New BLM rule gives priority to renewable projects over mining claims
Written byScott Streater, Greenwire
The Bureau of Land Management announced today that it has finalized a rule allowing it to temporarily withdraw public lands from new mining claims where wind and solar power developers have applied to locate new projects.
The final rule, set to be published tomorrow in the Federal Register, replaces a nearly identical interim rule adopted by the Interior Department in April 2011 that expired Friday, said David Quick, a BLM spokesman.
The final rule would allow BLM to halt new mining claims for up to two years on lands where a wind or solar right of way (ROW) application has been filed or in areas of public land that the agency has offered for wind and solar development.
Current law allows BLM to "segregate" public lands that are proposed for sale or exchange, but not lands with ROW applications. The goal of the final rule announced today is to give BLM more time to analyze solar and wind power projects and "avoid the delays and uncertainty that could result from encumbrances placed on lands after a wind or solar energy generation ROW application has been filed or after the BLM has identified an area for such applications," according to an advance notice published in today's Federal Register.
BLM also said the rule aims to prevent people from filing mining claims solely to force the ROW applicant to pay them to give up their claim.
The rule takes effect once it is published tomorrow, though it will not affect valid existing claims protected under the 1872 General Mining Act, which forbids the federal government from permitting any surface activity that would interfere with a properly located mining claim. The final rule allows for a two-year withdrawal to be extended for an additional two years if the BLM state director in the applicable state determines that an extension is necessary.
"Smart planning before conflicts arise should be a top priority for the BLM, and it seems this rule will help reduce potential issues down the road," said Alex Daue, renewable energy associate for the Wilderness Society in Denver. "With this rule, rights of ways for renewable energy development such as wind and solar will be given priority over predatory mining claim applications on public lands."
The National Mining Association, however, is not pleased with the final rule, echoing similar concerns the industry had when commenting on the temporary rule.
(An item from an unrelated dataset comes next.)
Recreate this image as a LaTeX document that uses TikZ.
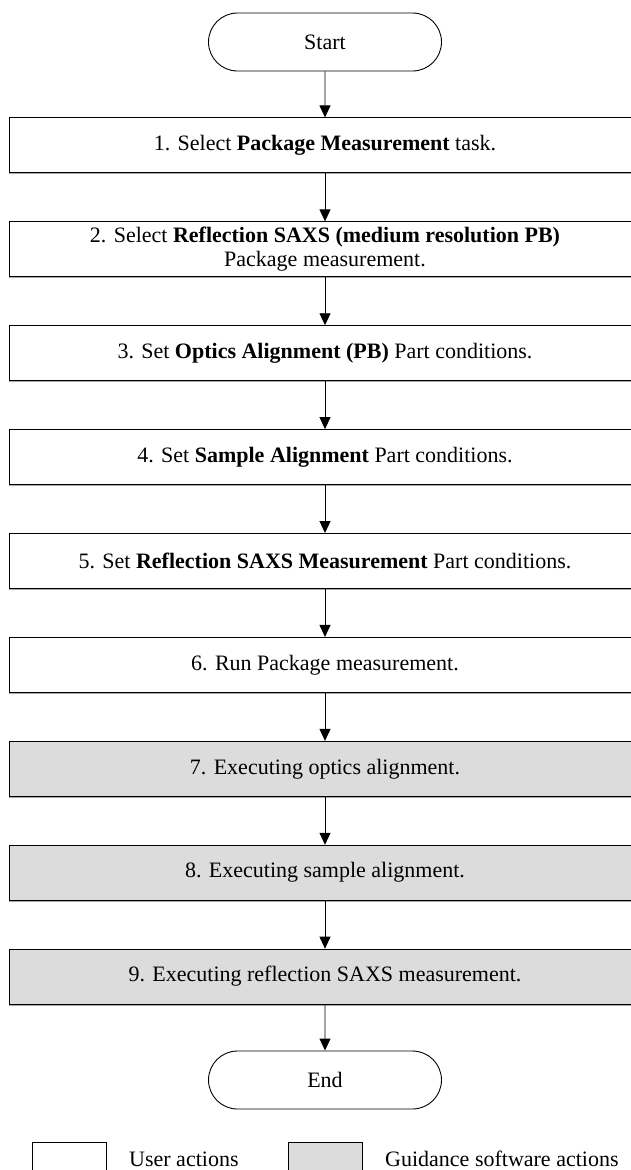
\documentclass[tikz,border=0pt]{standalone}
\usepackage{fontspec}
\setmainfont{Liberation Serif}
\usetikzlibrary{positioning, arrows.meta, shapes.misc, shadows}
\definecolor{guidegray}{RGB}{220,220,220}

\begin{document}
\begin{tikzpicture}[
    font=\fontsize{22}{24}\selectfont,
    node distance=48pt,
    terminal/.style={rounded rectangle, draw, line width=0.9pt, minimum width=233pt, minimum height=58pt, inner sep=0pt},
    userbox/.style={rectangle, draw, line width=0.9pt, fill=white, minimum width=632pt, minimum height=55pt, inner sep=0pt, align=center,
        drop shadow={shadow xshift=0pt, shadow yshift=-1.5pt, fill=gray!70, opacity=1}},
    guidebox/.style={userbox, fill=guidegray},
    arrowstyle/.style={-{Triangle[width=11pt,length=12pt]}, line width=0.9pt},
    legendbox/.style={rectangle, draw, line width=0.9pt, minimum width=74pt, minimum height=50pt, inner sep=0pt},
    legendtext/.style={anchor=base west, inner sep=0pt}
]
\useasboundingbox (0,0) rectangle (630pt,-1170pt);

% Terminals and steps
\node[terminal] (start) at (325pt,-42pt) {Start};
\node[userbox, below=46pt of start] (s1) {1. Select \textbf{Package Measurement} task.};
\node[userbox, below=of s1] (s2) {2. Select \textbf{Reflection SAXS (medium resolution PB)}\\Package measurement.};
\node[userbox, below=of s2] (s3) {3. Set \textbf{Optics Alignment (PB)} Part conditions.};
\node[userbox, below=of s3] (s4) {4. Set \textbf{Sample Alignment} Part conditions.};
\node[userbox, below=of s4] (s5) {5. Set \textbf{Reflection SAXS Measurement} Part conditions.};
\node[userbox, below=of s5] (s6) {6. Run Package measurement.};
\node[guidebox, below=of s6] (s7) {7. Executing optics alignment.};
\node[guidebox, below=of s7] (s8) {8. Executing sample alignment.};
\node[guidebox, below=of s8] (s9) {9. Executing reflection SAXS measurement.};
\node[terminal, below=46pt of s9] (end) {End};

% Flow arrows
\draw[arrowstyle] (start) -- (s1);
\draw[arrowstyle] (s1) -- (s2);
\draw[arrowstyle] (s2) -- (s3);
\draw[arrowstyle] (s3) -- (s4);
\draw[arrowstyle] (s4) -- (s5);
\draw[arrowstyle] (s5) -- (s6);
\draw[arrowstyle] (s6) -- (s7);
\draw[arrowstyle] (s7) -- (s8);
\draw[arrowstyle] (s8) -- (s9);
\draw[arrowstyle] (s9) -- (end);

% Legend
\node[legendbox, anchor=north west] (keyuser) at (32pt,-1142pt) {};
\node[legendtext] (keyusertext) at (129pt,-1166pt) {User actions};
\node[legendbox, fill=guidegray, anchor=north west] (keyguide) at (288pt,-1142pt) {};
\node[legendtext] (keyguidetext) at (385pt,-1166pt) {Guidance software actions};

\end{tikzpicture}
\end{document}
The association has expressed concern that the rule is overly broad and could affect and interfere with legitimate mining claims.
Carol Raulston, a spokeswoman for the National Mining Association, said in an emailed statement that since the temporary rule was implemented two years ago, BLM has provided "some additional reassurances in the final rule in that the rule would be narrowly construed, would only limit the location of mining claims after the segregation under this rule is announced and would not affect previously located claims."
But overall, she said, "NMA is disappointed with the outcome of the rule."
The final rule continues to advance the Obama administration's efforts to use public lands to promote the development of clean energy from renewable sources like solar, wind and geothermal power.
BLM in the past five years has approved 13 solar and eight wind power project ROWs, according to the advance notice.
But conflicts between mining interests and renewable energy developers have been a concern in recent years for solar and wind developers proposing projects on federal land, according to the notice.
Of the 21 approved wind and solar ROW applications, two mining claims were filed after the ROW applications were "publicly announced" but prior to any final agency decision, according to BLM.
In addition, in the past two years, 437 new mining claims covering more than 20 million acres were located within wind energy ROW application areas in Arizona, California, Idaho, Nevada, Oregon, Utah and Wyoming; an additional 216 new mining claims were located within solar ROW application areas after they were identified as solar energy zones (SEZs) last year, according to BLM's advance notice.
Interior last fall finalized the SEZs as part of a plan to fast-track commercial solar development in areas with high solar resources and low wildlife values (E&ENews PM, Oct. 12, 2012).
BLM announced in December it is considering withdrawing more than 300,000 acres in and around those SEZs from new mining claims for as long as 20 years, though no final decision has been made on that proposal (Greenwire, Dec. 14, 2012).
But it is clear that BLM has concerns about mining claims interfering with renewables development.
"In the BLM's experience, some of these mining claims are likely to be valid and/or filed without consideration of the pending ROW application, but others are likely to be speculative and not located for mining purposes," according to today's advance notice. "The latter are likely filed for no purpose other than to provide a means for the mining claimant to compel payment from the ROW applicant or grantee in exchange for relinquishing the mining claim. While it is relatively easy and inexpensive to locate a mining claim because a mining claim location requires no prior approval from the BLM, it can be difficult, time-consuming, and costly to extinguish a claim."